I did a slew of radio over the past couple of days – KDKA in Pittsburgh, a Dallas station, and, of course the Monday HMS gig. Talked about De-Coding for over three hours during that period. My ear hurt.

These sessions were notable, however, in that I finally got some listener calls that weren’t defending DVC and preaching the gospel of inscrutability, which has been the norm up to this point.

What I mean by that is that a great many people, including those who define themselves as “Catholic” or “Christian” will announce to me that you really can’t know anything certain about Jesus, that all the gospels are merely a reflection of certain individual’s or church’s views and that all we can really say is that Jesus told us to love one another. Probably.

So therefore the contentions of DVC, or anyone else for that matter, are as interesting or as useful as the Gospels because all of the texts are of equal value and one’s choice of a preferred text is, in the end, a political matter.

I feel like going to Denver when the bishops get there and just screaming at them to get their acts together and get a grasp on the reality of the assumptions their flocks are operating out of.

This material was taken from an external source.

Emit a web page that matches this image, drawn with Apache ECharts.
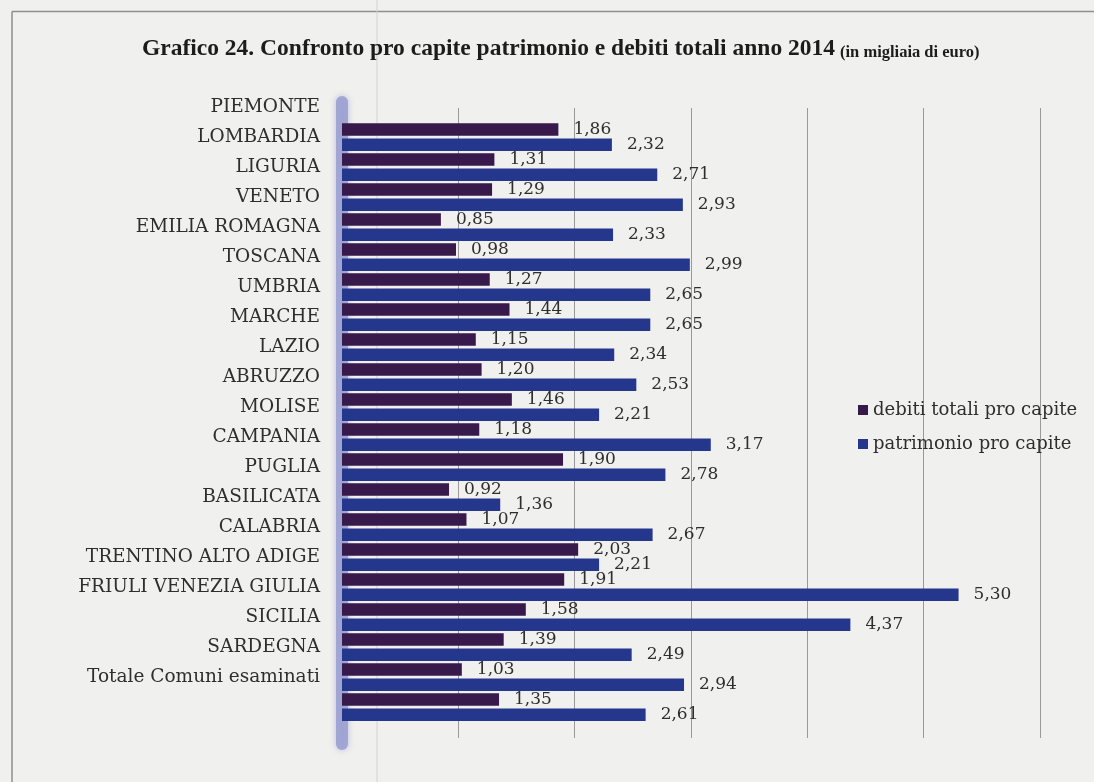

But then, I gather I’m not the only one.

Russell Shaw with an open letter to America’s Bishops

Farsighted people have understood the implications of assimilation for a long time. Back in 1916 George Santayana published an article in The New Republic with the provocative title, “The Alleged Catholic Danger.” Not to worry, he assured liberals who then were fretting over the rise in Catholic numbers and political influence (very much as Samuel Huntington fretted in Foreign Policy a few months ago over Hispanic immigration in the United States)—there was no danger from that source. American secular values could be counted on to act as a “solvent” that would undo the distinctiveness of Catholics.

Santayana was a bright man. Currently we’re watching the symbolic culmination of the solvent process as an unblushingly pro-abortion Catholic politician seeks the presidency on the ticket of one of the two major parties. This scenario has been a nightmare for some of us ever since the Cuomo years. Now the nightmare is real.

I hope Senator John Kerry’s candidacy will have a large place in your deliberations in Denver. You need to frame a response to its challenge—to you and to the Church—well before November. When I told a politically sophisticated friend that some bishops take the view that although pro-choice Catholic politicians shouldn’t receive Communion, no effort should be made to prevent them, on the assumption that they’re in good faith, he replied: “If any bishop thinks Senator Kerry is in good faith on this matter, he’s the only person in the country who does.”